Mrs. Pierson, who was employed at the time of these transactions in the office of the appellee, testified that she heard the appellee remind the appellant and Mr. Behrens, on the day the authority to settle the case for $4,000.00 was signed, that he was entitled to one-half; that the release to Miss Etzel was read to the appellant by the appellee, and that the appellant then took it and read it himself; that the agreement signed by Miss Etzel was shown to the appellant and was also read to him by the appellee, and that she witnessed his signature to the agreement and to the receipt.
Mr. Leakin states that the appellant and appellee came to his office together, and that the appellee had the agreement signed by Miss Etzel and the agreement signed by the appellant; that the appellee read to the appellant, in his presence, the agreement signed by Miss Etzel, and that he, Mr. Leakin then read to him the other agreement, and that the appellant stated to him that he understood them, and that they were in accordance with his wishes, and that he, Mr. Leakin, then made the memorandum, referred to above, on the bottom of the agreement signed by the appellant.
In view of this testimony, and in view of the fact that the testimony was taken in open Court, thus affording the lower Court an opportunity to see the witnesses and to judge of the credit to which their evidence was entitled, we would not be justified in holding that any fraud or undue influence was practiced on the appellant, or that he did not agree in the *Page 353 first instance to pay the appellee one-half of the amount recovered.
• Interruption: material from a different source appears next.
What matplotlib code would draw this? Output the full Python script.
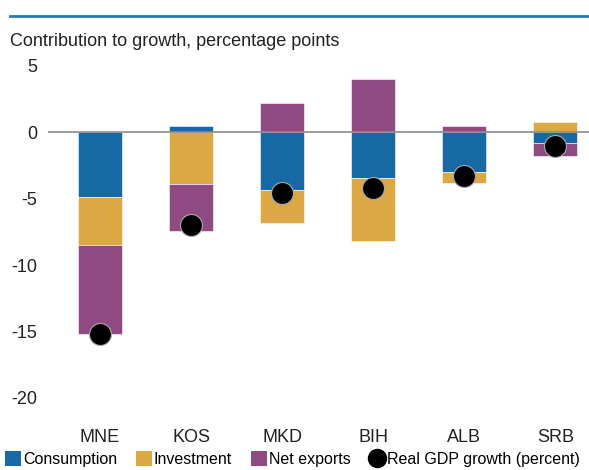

So far as the record discloses, the appellee was a stranger to the appellant, and if, when he employed the appellee, he agreed, in the presence of the friends he had selected to assist him in his venture against his sister, to allow him one-half of the amount recovered, he has no claim upon a Court of Equity to relieve him of a contract deliberatedy made, and we must, therefore, affirm the order of the Court below.
Order affirmed, the appellant to pay the costs in this Courtand in the Court below.